Entries taken from a collection
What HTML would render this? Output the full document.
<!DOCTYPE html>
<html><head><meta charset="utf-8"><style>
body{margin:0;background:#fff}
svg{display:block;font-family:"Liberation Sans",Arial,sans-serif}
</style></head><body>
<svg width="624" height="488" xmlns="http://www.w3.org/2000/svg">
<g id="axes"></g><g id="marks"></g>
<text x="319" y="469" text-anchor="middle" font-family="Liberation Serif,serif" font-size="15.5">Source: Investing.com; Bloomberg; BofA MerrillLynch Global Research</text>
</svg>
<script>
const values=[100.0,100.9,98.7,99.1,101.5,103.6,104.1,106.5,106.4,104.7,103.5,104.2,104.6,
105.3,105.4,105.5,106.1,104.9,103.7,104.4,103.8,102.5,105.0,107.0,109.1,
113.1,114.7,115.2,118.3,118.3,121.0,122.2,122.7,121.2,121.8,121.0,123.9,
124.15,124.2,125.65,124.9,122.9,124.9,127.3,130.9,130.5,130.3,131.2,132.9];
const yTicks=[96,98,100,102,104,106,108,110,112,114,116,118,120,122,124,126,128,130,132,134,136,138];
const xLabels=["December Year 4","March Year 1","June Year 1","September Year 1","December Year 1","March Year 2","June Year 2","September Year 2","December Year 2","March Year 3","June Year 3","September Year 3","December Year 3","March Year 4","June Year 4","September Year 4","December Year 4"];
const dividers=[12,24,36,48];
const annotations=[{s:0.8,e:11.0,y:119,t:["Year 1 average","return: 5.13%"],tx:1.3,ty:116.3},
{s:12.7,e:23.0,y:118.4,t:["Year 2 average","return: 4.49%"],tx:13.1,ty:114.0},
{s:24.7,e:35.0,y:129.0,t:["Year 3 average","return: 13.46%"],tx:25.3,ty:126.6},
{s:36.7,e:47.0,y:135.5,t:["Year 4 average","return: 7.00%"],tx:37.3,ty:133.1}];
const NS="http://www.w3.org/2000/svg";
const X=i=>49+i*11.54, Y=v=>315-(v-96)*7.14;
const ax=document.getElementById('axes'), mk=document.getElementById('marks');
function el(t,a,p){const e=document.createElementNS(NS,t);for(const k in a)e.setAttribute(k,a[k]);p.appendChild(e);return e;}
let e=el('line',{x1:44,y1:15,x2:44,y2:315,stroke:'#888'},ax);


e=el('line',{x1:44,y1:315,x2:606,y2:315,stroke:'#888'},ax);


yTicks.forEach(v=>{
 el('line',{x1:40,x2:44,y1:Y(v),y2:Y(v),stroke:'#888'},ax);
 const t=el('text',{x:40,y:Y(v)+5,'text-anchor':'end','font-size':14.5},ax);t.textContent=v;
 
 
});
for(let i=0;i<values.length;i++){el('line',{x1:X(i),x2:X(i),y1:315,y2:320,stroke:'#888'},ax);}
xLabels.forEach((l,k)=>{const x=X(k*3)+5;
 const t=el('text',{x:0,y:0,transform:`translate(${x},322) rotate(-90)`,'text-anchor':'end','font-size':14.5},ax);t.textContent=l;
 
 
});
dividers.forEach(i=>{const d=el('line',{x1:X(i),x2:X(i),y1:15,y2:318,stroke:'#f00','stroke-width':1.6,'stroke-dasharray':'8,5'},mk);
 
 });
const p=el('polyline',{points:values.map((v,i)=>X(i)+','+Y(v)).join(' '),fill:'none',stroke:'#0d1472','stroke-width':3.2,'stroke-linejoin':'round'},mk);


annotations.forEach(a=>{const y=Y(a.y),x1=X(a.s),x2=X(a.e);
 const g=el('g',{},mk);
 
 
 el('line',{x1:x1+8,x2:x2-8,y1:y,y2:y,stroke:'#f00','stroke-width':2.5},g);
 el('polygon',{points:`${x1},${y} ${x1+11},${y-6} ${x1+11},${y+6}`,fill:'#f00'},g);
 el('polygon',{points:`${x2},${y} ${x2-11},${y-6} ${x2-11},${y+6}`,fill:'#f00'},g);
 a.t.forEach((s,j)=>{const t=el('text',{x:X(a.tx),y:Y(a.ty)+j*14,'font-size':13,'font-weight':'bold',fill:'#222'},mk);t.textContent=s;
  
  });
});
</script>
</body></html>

...

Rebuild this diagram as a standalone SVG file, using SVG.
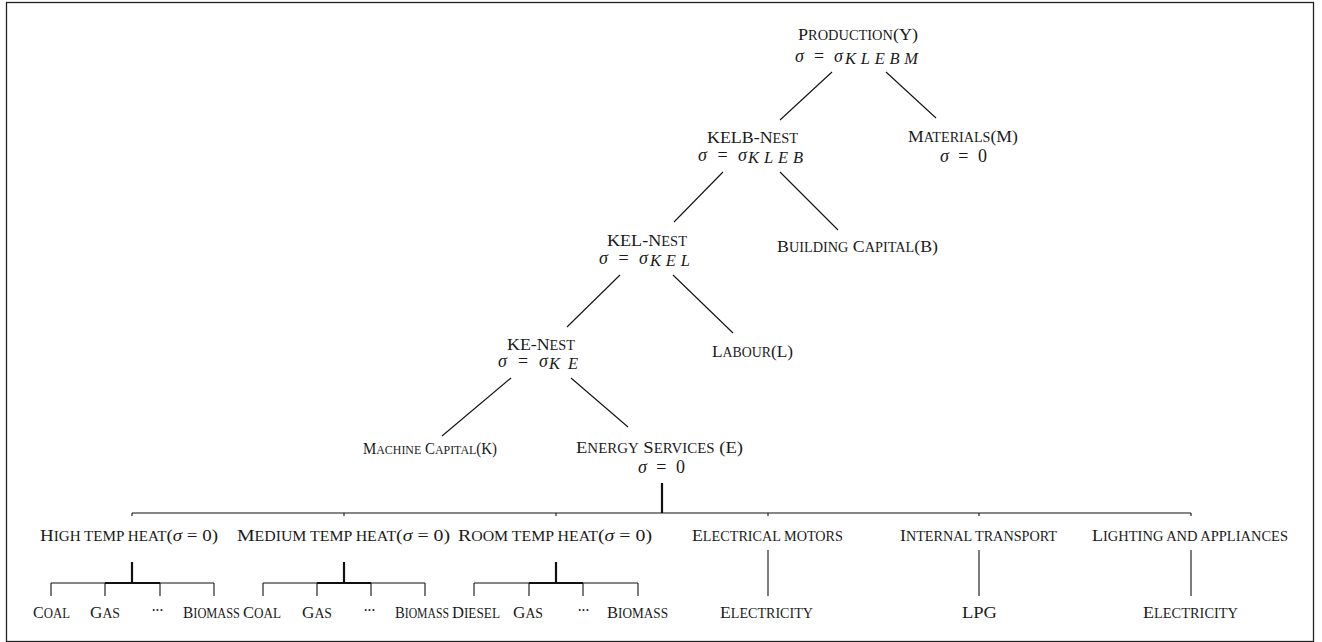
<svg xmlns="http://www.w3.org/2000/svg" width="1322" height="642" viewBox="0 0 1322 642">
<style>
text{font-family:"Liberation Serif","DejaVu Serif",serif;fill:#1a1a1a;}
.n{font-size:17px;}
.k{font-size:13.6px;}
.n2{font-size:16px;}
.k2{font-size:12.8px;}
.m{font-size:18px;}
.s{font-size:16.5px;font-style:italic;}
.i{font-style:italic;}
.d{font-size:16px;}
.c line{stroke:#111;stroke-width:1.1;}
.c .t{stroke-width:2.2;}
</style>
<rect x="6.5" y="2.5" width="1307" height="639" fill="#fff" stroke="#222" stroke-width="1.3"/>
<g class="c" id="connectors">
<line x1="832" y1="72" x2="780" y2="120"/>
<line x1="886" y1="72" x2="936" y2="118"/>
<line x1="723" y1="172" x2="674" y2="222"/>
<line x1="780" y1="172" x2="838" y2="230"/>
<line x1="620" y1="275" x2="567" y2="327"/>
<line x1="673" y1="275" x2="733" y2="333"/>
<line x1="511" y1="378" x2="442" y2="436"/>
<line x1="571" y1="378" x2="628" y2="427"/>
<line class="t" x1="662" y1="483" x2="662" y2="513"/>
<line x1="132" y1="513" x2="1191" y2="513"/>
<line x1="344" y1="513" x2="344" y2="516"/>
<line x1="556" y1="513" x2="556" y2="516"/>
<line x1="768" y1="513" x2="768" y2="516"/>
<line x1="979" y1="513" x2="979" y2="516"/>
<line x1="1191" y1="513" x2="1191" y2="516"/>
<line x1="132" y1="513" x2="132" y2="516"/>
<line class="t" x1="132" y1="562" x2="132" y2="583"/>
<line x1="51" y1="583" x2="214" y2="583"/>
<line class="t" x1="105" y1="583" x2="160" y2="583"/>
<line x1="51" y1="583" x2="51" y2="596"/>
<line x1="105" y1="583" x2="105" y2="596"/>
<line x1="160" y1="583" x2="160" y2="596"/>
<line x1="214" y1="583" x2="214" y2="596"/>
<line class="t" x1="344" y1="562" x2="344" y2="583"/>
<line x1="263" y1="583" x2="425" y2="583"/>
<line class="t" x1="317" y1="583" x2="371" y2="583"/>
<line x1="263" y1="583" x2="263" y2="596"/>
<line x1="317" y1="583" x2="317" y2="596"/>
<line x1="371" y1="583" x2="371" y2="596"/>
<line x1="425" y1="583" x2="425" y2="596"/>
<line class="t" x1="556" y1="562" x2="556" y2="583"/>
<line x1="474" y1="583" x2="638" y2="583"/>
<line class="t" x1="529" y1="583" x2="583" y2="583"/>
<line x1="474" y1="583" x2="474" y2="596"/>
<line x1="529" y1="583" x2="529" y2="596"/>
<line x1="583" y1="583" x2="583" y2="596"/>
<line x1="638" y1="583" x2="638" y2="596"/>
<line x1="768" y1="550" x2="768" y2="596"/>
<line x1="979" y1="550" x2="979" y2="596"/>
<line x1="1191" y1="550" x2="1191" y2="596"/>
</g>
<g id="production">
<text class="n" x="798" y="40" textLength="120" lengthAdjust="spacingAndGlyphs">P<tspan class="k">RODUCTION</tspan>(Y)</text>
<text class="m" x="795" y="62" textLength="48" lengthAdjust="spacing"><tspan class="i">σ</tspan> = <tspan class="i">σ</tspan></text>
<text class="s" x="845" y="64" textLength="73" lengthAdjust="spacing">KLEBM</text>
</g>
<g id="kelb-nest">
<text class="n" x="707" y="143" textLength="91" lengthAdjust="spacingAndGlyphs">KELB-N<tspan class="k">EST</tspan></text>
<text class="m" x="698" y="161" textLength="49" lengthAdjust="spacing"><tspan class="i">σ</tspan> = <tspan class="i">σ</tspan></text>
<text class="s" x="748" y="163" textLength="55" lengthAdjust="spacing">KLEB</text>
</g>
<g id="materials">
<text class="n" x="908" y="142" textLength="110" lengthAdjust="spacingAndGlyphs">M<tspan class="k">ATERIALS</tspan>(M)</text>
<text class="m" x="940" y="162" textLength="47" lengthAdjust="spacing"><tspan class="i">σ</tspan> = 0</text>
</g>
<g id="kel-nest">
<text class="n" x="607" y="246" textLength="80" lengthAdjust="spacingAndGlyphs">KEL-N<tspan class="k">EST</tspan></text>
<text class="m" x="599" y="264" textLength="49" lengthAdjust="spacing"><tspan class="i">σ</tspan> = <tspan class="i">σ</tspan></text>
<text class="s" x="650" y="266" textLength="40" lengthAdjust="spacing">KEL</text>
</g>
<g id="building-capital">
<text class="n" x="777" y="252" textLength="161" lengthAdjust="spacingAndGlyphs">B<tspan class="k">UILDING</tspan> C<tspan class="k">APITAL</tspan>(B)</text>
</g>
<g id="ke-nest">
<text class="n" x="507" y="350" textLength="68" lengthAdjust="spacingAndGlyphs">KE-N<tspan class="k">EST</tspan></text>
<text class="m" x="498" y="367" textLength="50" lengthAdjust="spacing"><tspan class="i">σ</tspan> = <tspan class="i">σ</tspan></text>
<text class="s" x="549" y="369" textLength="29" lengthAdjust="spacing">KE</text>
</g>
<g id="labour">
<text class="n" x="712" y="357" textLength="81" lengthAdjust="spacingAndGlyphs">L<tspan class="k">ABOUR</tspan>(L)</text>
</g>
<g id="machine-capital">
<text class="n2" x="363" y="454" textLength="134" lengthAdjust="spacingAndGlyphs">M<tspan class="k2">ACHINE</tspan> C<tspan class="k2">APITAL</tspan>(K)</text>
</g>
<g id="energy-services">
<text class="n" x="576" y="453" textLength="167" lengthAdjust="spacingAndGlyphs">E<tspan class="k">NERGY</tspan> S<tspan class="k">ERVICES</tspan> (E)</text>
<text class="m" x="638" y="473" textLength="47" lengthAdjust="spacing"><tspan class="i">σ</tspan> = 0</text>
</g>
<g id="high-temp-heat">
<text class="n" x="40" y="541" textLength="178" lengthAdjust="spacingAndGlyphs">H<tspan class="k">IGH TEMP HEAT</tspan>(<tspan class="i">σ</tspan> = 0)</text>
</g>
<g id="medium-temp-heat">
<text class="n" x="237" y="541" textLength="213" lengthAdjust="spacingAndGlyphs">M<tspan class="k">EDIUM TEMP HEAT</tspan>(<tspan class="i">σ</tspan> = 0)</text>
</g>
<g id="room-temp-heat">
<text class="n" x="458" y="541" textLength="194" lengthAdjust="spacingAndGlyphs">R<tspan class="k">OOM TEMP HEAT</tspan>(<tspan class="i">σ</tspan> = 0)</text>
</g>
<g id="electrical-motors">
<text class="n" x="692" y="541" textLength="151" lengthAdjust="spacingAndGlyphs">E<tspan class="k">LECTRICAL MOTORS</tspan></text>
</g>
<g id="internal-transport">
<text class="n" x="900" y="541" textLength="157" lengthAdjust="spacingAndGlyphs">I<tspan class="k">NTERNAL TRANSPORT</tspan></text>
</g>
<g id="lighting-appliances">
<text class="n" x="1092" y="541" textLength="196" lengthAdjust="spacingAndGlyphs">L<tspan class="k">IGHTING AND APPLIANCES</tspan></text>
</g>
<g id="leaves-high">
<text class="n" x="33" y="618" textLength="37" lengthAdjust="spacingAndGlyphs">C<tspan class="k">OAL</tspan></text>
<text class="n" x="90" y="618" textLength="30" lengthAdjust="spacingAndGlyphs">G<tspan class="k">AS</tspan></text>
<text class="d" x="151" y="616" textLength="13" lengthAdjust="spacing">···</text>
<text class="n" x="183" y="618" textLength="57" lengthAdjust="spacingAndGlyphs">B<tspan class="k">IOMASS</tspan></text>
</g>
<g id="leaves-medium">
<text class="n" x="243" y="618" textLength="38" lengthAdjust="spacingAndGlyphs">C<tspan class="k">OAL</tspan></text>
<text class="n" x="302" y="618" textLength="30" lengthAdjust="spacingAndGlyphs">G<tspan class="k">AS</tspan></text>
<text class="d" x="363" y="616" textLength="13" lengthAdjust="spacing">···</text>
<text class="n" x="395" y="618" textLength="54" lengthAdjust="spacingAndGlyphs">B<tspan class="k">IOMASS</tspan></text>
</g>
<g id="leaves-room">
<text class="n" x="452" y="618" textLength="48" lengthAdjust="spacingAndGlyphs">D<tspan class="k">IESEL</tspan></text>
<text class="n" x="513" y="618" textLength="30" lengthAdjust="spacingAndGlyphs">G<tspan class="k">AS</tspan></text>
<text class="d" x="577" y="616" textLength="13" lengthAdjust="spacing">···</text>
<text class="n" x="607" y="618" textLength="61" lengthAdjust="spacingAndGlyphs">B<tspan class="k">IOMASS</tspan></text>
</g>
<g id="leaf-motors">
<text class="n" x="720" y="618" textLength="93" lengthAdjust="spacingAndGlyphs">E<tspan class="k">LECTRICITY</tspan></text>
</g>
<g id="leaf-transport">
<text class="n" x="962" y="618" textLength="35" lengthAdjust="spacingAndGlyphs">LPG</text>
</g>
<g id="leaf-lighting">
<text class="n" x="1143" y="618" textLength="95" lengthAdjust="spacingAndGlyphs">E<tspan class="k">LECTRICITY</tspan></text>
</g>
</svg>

> _TASK REQUIREMENTS_: Go through the records and gather the lines that hold "document".

> _WRITTEN RESPONSE_:
What HTML would render this? Output the full document.
const ax=document.getElementById('axes'), mk=document.getElementById('marks');
function el(t,a,p){const e=document.createElementNS(NS,t);for(const k in a)e.setAttribute(k,a[k]);p.appendChild(e);return e;}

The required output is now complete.